Bipartisan push on gun background check reforms
WASHINGTON -- A cornerstone of President Barack Obama's drive to curb gun violence is gathering bipartisan steam as four senators, including backers of the National Rifle Association, privately seek compromise on requiring far more firearms purchasers to undergo background checks.
The talks are being held even as Obama's call to ban assault weapons and high-capacity ammunition magazines, the two other major pillars of his plan, are hitting rough waters on Capitol Hill.
"We'll get something, I hope. I'm praying for it," said Sen. Joe Manchin (D-W.Va.), one of the participants. Manchin, a moderate Democrat, is an NRA member who aired a 2010 campaign ad in which he literally shot a hole through Democratic environmental legislation that he pledged to oppose. Also involved is Sen. Tom Coburn (R-Okla.), an NRA member with a strong conservative record but occasional maverick impulses; No. 3 Senate Democratic leader Charles Schumer of New York, a liberal; and moderate GOP Sen. Mark Kirk of Illinois.
Background checks are required only for sales by the nation's 55,000 federally licensed gun dealers, but not for private purchases like those at gun shows, online or in person.

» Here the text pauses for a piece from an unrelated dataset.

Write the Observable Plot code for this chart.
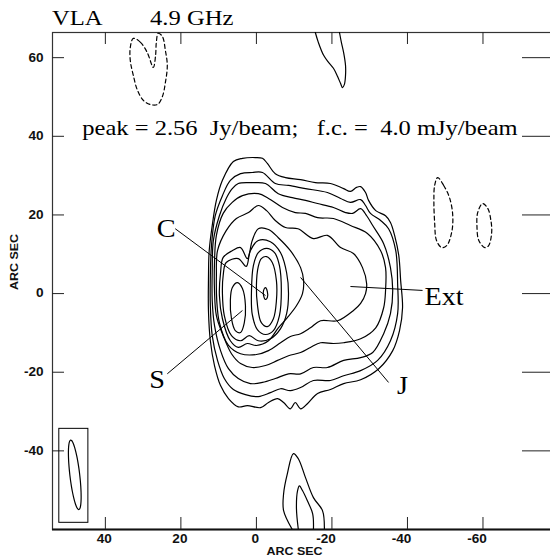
<!DOCTYPE html>
<html>
<head>
<meta charset="utf-8">
<script src="https://cdn.jsdelivr.net/npm/d3@7"></script>
<script src="https://cdn.jsdelivr.net/npm/@observablehq/plot@0.6"></script>
<style>
  html, body { margin: 0; padding: 0; background: #fff; overflow: hidden; }
  #wrap { position: relative; width: 558px; height: 560px; overflow: hidden; }
  .heading { position: absolute; top: 7px; font-family: "Liberation Serif", "Times New Roman", serif;
             font-size: 22px; line-height: 1; white-space: pre; transform: scaleX(1.12); transform-origin: 0 0; color: #000; }
</style>
</head>
<body>
<div id="wrap"><div id="chart"></div></div>
<script>
// Axis ticks (arc seconds from the core)
const xTicks = [40, 20, 0, -20, -40, -60];
const yTicks = [60, 40, 20, 0, -20, -40];

// Total-intensity contours of the main source, outermost first, [x, y] in arcsec
const lev1 = [[6.1,33.6],[3.7,34.4],[0.3,34.6],[-1.6,34.4],[-2.9,33.1],[-5.0,30.5],[-7.7,29.5],[-11.7,29.0],[-15.6,28.2],[-19.6,28.0],[-23.1,26.7],[-24.9,26.0],[-26.5,27.0],[-27.6,27.2],[-28.9,25.7],[-29.7,23.7],[-31.6,21.1],[-34.2,19.8],[-35.5,18.1],[-36.6,14.8],[-37.7,9.7],[-38.2,3.3],[-38.7,-3.6],[-37.9,-9.4],[-36.1,-14.5],[-32.4,-19.1],[-27.6,-21.9],[-23.1,-22.9],[-19.6,-24.4],[-16.2,-25.4],[-13.5,-28.0],[-11.7,-29.3],[-10.3,-27.7],[-9.0,-29.3],[-7.2,-27.7],[-5.6,-26.7],[-3.2,-27.7],[-1.1,-29.0],[2.4,-28.5],[4.8,-28.8],[7.4,-26.7],[9.5,-23.4],[11.1,-18.3],[12.2,-12.0],[12.7,-4.3],[12.7,3.3],[12.5,10.9],[11.7,17.3],[10.6,23.7],[9.0,28.8]];
const lev2 = [[4.2,30.5],[1.1,30.8],[-1.6,30.8],[-5.0,28.0],[-8.5,27.5],[-13.0,26.7],[-18.8,25.7],[-22.3,24.2],[-24.9,23.2],[-27.6,23.9],[-28.9,22.4],[-30.2,20.4],[-32.9,18.6],[-35.0,16.5],[-36.9,10.9],[-37.4,2.5],[-37.4,-5.1],[-35.5,-12.0],[-32.1,-17.0],[-27.6,-19.6],[-23.1,-20.9],[-19.6,-22.1],[-15.1,-22.1],[-11.7,-23.9],[-9.0,-24.7],[-6.4,-24.2],[-3.7,-25.2],[-0.5,-26.2],[2.9,-25.7],[6.1,-24.4],[8.5,-21.6],[10.3,-17.0],[11.7,-10.7],[12.2,-3.1],[12.2,4.6],[11.9,12.2],[10.9,19.8],[9.0,24.9],[6.9,28.8]];
const lev3 = [[4.8,28.0],[1.1,28.2],[-2.4,28.0],[-5.8,25.4],[-9.5,24.4],[-13.0,23.7],[-16.2,22.9],[-20.4,21.9],[-23.6,20.6],[-25.5,20.4],[-27.6,21.6],[-29.2,19.8],[-30.8,17.3],[-33.7,12.7],[-35.5,6.6],[-36.1,0.8],[-35.5,-5.1],[-33.7,-10.2],[-30.8,-15.0],[-27.6,-16.3],[-23.1,-17.0],[-18.8,-18.8],[-15.1,-18.8],[-11.7,-20.4],[-8.5,-20.4],[-5.0,-21.6],[-1.6,-22.6],[1.6,-22.9],[4.8,-21.6],[7.4,-19.1],[9.5,-14.5],[11.1,-8.1],[11.7,-1.8],[11.7,5.9],[11.4,13.5],[9.8,19.8],[8.0,24.2],[6.4,26.7]];
const lev4 = [[3.7,24.9],[-0.5,25.4],[-3.2,24.2],[-6.9,21.9],[-10.3,20.6],[-13.0,20.4],[-16.2,19.3],[-20.4,19.1],[-24.9,17.3],[-29.4,15.3],[-32.9,10.9],[-34.2,6.6],[-34.2,0.8],[-33.7,-3.6],[-31.6,-8.7],[-27.6,-11.5],[-23.1,-12.5],[-20.4,-12.7],[-17.0,-12.5],[-14.3,-13.7],[-11.7,-15.0],[-8.5,-15.8],[-5.6,-17.0],[-2.4,-18.3],[1.1,-18.8],[4.2,-17.8],[6.6,-15.3],[8.8,-10.7],[10.6,-5.6],[11.1,0.8],[11.1,7.9],[10.6,14.8],[8.8,20.4],[6.4,23.2]];
const lev5 = [[2.1,20.6],[-0.5,22.4],[-2.7,21.1],[-5.0,18.6],[-7.7,16.8],[-11.0,16.5],[-15.1,14.0],[-18.8,14.8],[-22.3,11.7],[-25.7,10.2],[-28.1,6.6],[-29.2,2.5],[-28.9,0],[-27.6,-2.5],[-25.7,-4.3],[-21.5,-6.9],[-17.0,-6.9],[-14.3,-8.7],[-11.7,-10.2],[-9.0,-10.9],[-6.4,-12.5],[-3.2,-14.5],[0,-15.5],[4.2,-15.3],[7.4,-13.2],[9.8,-7.4],[10.5,-1.8],[10.6,4.6],[10.3,10.9],[8.0,16.0],[5.3,19.1]];
const lev6 = [[6.4,10.9],[4.2,11.7],[2.4,8.9],[1.1,13.5],[-0.5,16.5],[-3.2,16.3],[-5.8,14.2],[-9.0,10.9],[-11.7,6.6],[-12.5,3.3],[-12.2,0],[-10.6,-3.1],[-8.2,-6.1],[-5.8,-8.7],[-3.2,-12.0],[0,-13.2],[2.4,-12.7],[4.8,-13.7],[6.9,-12.0],[9.0,-6.4],[9.8,-0.5],[9.5,5.3],[8.8,9.2]];
const lev7 = [[8.0,7.9],[4.8,8.9],[2.7,6.9],[1.6,10.9],[-0.5,13.5],[-3.7,13.2],[-6.4,10.4],[-8.0,5.3],[-8.5,0],[-8.0,-5.1],[-6.4,-8.9],[-3.7,-11.5],[-0.5,-12.0],[1.9,-10.7],[4.2,-12.0],[6.6,-10.7],[8.5,-5.6],[9.0,0],[8.8,4.6]];
const coreRing = [[-2.7,11.5],[-4.8,10.4],[-6.1,7.1],[-6.6,0.8],[-6.1,-5.6],[-4.5,-9.4],[-2.4,-10.4],[-0.3,-9.2],[1.1,-5.3],[1.3,0.8],[0.8,7.1],[-0.5,10.4]];
const coreInner = [[-2.7,9.4],[-4.2,7.9],[-5.3,3.3],[-5.3,-1.8],[-4.5,-6.4],[-2.9,-8.4],[-1.3,-7.4],[-0.3,-3.1],[0,2.0],[-0.5,6.9],[-1.3,8.9]];
const corePeak = [[-2.4,1.5],[-2.9,0.5],[-2.9,-1.0],[-2.4,-1.5],[-1.9,-0.5],[-1.9,0.8]];
const southKnot = [[5.0,2.8],[3.7,1.3],[2.9,-3.1],[3.2,-7.4],[4.2,-9.9],[5.6,-9.4],[6.6,-6.4],[6.9,-1.8],[6.4,1.5]];

// Faint isolated features
const posNorth = [[-15.6,66.4],[-16.4,63.9],[-17.8,60.6],[-19.1,58.8],[-20.4,57.3],[-21.5,55.2],[-22.3,53.4],[-22.8,52.4],[-23.3,53.2],[-23.6,55.5],[-23.6,58.0],[-23.1,61.3],[-22.5,63.9],[-22.0,66.4]];
const posSouthOuter = [[-9.5,-60],[-7.2,-55.2],[-7.2,-50.9],[-8.2,-45.8],[-9.8,-40.7],[-11.1,-42.0],[-13.0,-46.8],[-15.1,-51.9],[-17.5,-55.2],[-18.0,-60]];
const posSouthInner = [[-11.1,-60],[-10.6,-54.5],[-10.9,-50.1],[-11.4,-48.9],[-12.2,-50.1],[-13.5,-52.7],[-14.9,-56.0],[-15.1,-60]];
const negNorthWest = [[32.6,64.9],[30.7,63.9],[28.9,61.3],[27.3,57.5],[26.7,60.6],[26.5,63.9],[26.0,66.2],[24.9,65.4],[24.1,61.8],[23.6,58.0],[24.1,53.7],[24.9,50.1],[26.2,48.1],[28.1,48.1],[29.9,49.1],[31.5,51.7],[32.6,55.5],[33.4,59.3],[33.4,62.6]];
const negWest1 = [[-48.0,29.5],[-49.6,27.5],[-51.2,24.2],[-52.0,19.8],[-51.7,15.5],[-50.4,12.2],[-49.1,11.7],[-47.7,13.5],[-47.2,18.1],[-47.0,23.7],[-47.2,27.5]];
const negWest2 = [[-59.9,22.9],[-61.3,21.6],[-62.1,18.6],[-62.3,15.5],[-61.5,12.2],[-60.5,11.7],[-58.9,13.5],[-58.4,17.3],[-58.6,20.6]];

// Restoring beam (arcsec, degrees) and its box
const beamCenter = [48.1, -46.1];
const beamSemiAxes = [8.9, 1.3];
const beamPA = 7;
const beamBox = {x1: 52.2, x2: 44.5, y1: -58.3, y2: -34.4};

// Component labels and their leader lines
const labelNames = ["C", "S", "J", "Ext"];
const labelX = [23.9, 26.3, -38.7, -49.7];
const labelY = [16.3, -22.1, -23.4, -0.8];
const leaderFrom = [[21.5, 16.5], [23.6, -20.4], [-35.0, -22.6], [-44.0, 0.8]];
const leaderTo = [[-2.4, -0.5], [3.7, -4.3], [-11.7, 4.1], [-24.9, 1.8]];

// Heading pieces (left offsets in px) and the peak / first-contour note
const titleText = ["VLA", "4.9 GHz"];
const titleLeft = [52, 150];
const noteText = "peak = 2.56  Jy/beam;   f.c. =  4.0 mJy/beam";
const noteAt = [46.1, 42.2];

// ---- build tables ----
const toRows = (sets) => sets.flatMap(([id, pts]) => pts.map(([x, y]) => ({id, x, y})));
const closedSolid = toRows([["l1", lev1], ["l2", lev2], ["l3", lev3], ["l4", lev4], ["l5", lev5], ["l6", lev6], ["l7", lev7], ["cr", coreRing], ["ci", coreInner], ["cp", corePeak], ["sk", southKnot]]);
const openSolid = toRows([["pn", posNorth], ["pso", posSouthOuter], ["psi", posSouthInner]]);
const closedDashed = toRows([["nnw", negNorthWest], ["nw1", negWest1], ["nw2", negWest2]]);

const beamPts = d3.range(0, 360, 10).map(t => {
  const a = t * Math.PI / 180, p = beamPA * Math.PI / 180;
  const u = beamSemiAxes[0] * Math.cos(a), v = beamSemiAxes[1] * Math.sin(a);
  return {x: beamCenter[0] + u * Math.sin(p) + v * Math.cos(p), y: beamCenter[1] + u * Math.cos(p) - v * Math.sin(p)};
});

const labels = labelNames.map((t, i) => ({t, x: labelX[i], y: labelY[i]}));
const leaders = leaderFrom.map((f, i) => ({x1: f[0], y1: f[1], x2: leaderTo[i][0], y2: leaderTo[i][1]}));

const W = 558, H = 560, mL = 52, mR = 0, mT = 32, mB = 31;
const innerW = W - mL - mR, innerH = H - mT - mB;
const sans = "Liberation Sans, Arial, Helvetica, sans-serif";
const serif = "Liberation Serif, Times New Roman, serif";
const tickFont = {fontFamily: sans, fontWeight: "bold", fontSize: 12, fill: "#111"};

const chart = Plot.plot({
  width: W, height: H,
  marginLeft: mL, marginRight: mR, marginTop: mT, marginBottom: mB,
  style: {background: "#fff", maxWidth: "none", overflow: "visible"},
  x: {domain: [54, -80], axis: null},
  y: {domain: [-60, 66.4], axis: null},
  marks: [
    Plot.frame({stroke: "#333", strokeWidth: 1.2}),
    Plot.ruleY([-60], {stroke: "#111", strokeWidth: 2}),
    // inward ticks on all four sides
    Plot.tickX(xTicks, {x: d => d, insetTop: innerH - 12, stroke: "#222"}),
    Plot.tickX(xTicks, {x: d => d, insetBottom: innerH - 12, stroke: "#222"}),
    Plot.tickY(yTicks, {y: d => d, insetRight: innerW - 12, stroke: "#222"}),
    Plot.tickY(yTicks, {y: d => d, insetLeft: innerW - 36, stroke: "#222"}),
    // tick labels: the minus sign hangs to the left of the centred digits
    Plot.text(xTicks.filter(d => d >= 0), {x: d => d, frameAnchor: "bottom", dx: -1, dy: 13, text: d => String(d), ...tickFont}),
    Plot.text(xTicks.filter(d => d < 0), {x: d => d, frameAnchor: "bottom", dx: -6, dy: 13, text: d => String(d), ...tickFont}),
    Plot.text(yTicks, {y: d => d, frameAnchor: "left", dx: -9, textAnchor: "end", text: d => String(d), ...tickFont}),
    Plot.text(["ARC SEC"], {frameAnchor: "bottom", dx: -11, dy: 25, fontFamily: sans, fontWeight: "bold", fontSize: 11, fill: "#111"}),
    Plot.text(["ARC SEC"], {frameAnchor: "left", dx: -38, dy: 9, rotate: -90, fontFamily: sans, fontWeight: "bold", fontSize: 11, fill: "#111"}),
    // contours
    Plot.line(closedSolid, {x: "x", y: "y", z: "id", curve: "catmull-rom-closed", stroke: "#000", strokeWidth: 1.2}),
    Plot.line(openSolid, {x: "x", y: "y", z: "id", curve: "catmull-rom", stroke: "#000", strokeWidth: 1.2, clip: true}),
    Plot.line(closedDashed, {x: "x", y: "y", z: "id", curve: "catmull-rom-closed", stroke: "#000", strokeWidth: 1.2, strokeDasharray: "4,3", clip: true}),
    // beam
    Plot.rect([beamBox], {x1: "x1", x2: "x2", y1: "y1", y2: "y2", fill: "none", stroke: "#000", strokeWidth: 1}),
    Plot.line(beamPts, {x: "x", y: "y", curve: "catmull-rom-closed", stroke: "#000", strokeWidth: 1.2}),
    // annotations
    Plot.link(leaders, {x1: "x1", y1: "y1", x2: "x2", y2: "y2", stroke: "#000", strokeWidth: 1}),
    Plot.text(labels, {x: "x", y: "y", text: "t", fontFamily: serif, fontSize: 25, fill: "#000"}),
    Plot.text([noteText], {x: () => noteAt[0], y: () => noteAt[1], textAnchor: "start", fontFamily: serif, fontSize: 21.7, fill: "#000"})
  ]
});

document.getElementById("chart").appendChild(chart);

// heading sits in the top margin, above the frame
const wrap = document.getElementById("wrap");
titleText.forEach((t, i) => {
  const d = document.createElement("div");
  d.className = "heading";
  d.style.left = titleLeft[i] + "px";
  d.textContent = t;
  wrap.appendChild(d);
});

// the lettering of this figure runs slightly wide; keep spaces as typed
chart.querySelectorAll("text").forEach(t => {
  t.style.whiteSpace = "pre";
  const len = t.getComputedTextLength();
  if (len > 0) {
    t.setAttribute("textLength", (len * 1.13).toFixed(1));
    t.setAttribute("lengthAdjust", "spacingAndGlyphs");
  }
});
</script>
</body>
</html>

There are few current statistics on how many guns change hands without background checks, but a respected study using 1990s data estimated it was 30 percent to 40 percent.

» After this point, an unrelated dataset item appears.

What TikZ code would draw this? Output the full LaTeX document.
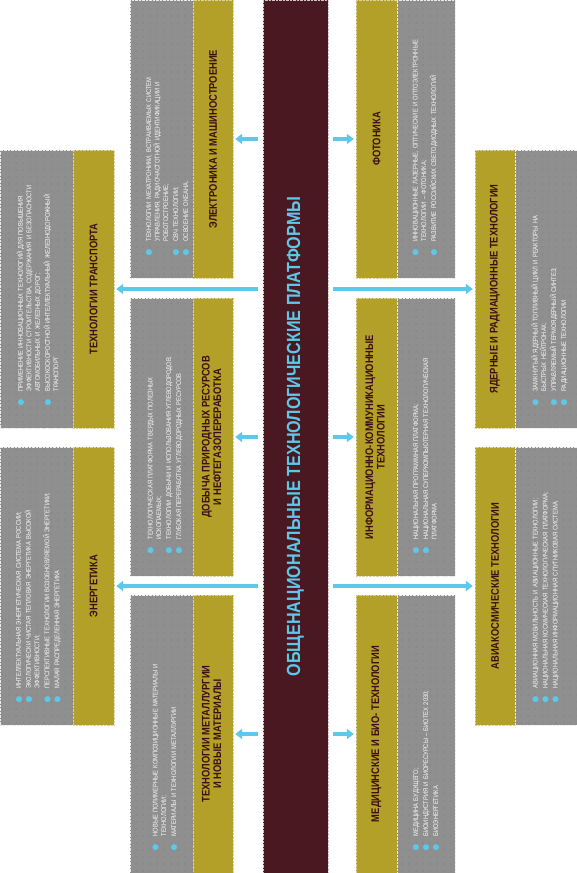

The senators' talks have included discussions about how to encourage states to make more mental health data available to the federal system for checking gun buyers' records, according to people who spoke anonymously. They are also considering potential exemptions to expanded background check requirements, including transactions involving relatives or people with licenses to carry concealed weapons.
Schumer said last week that the talks have been productive and said the package they were seeking "will not limit your ability to borrow your Uncle Willie's hunting rifle or share a gun with your friend at a shooting range."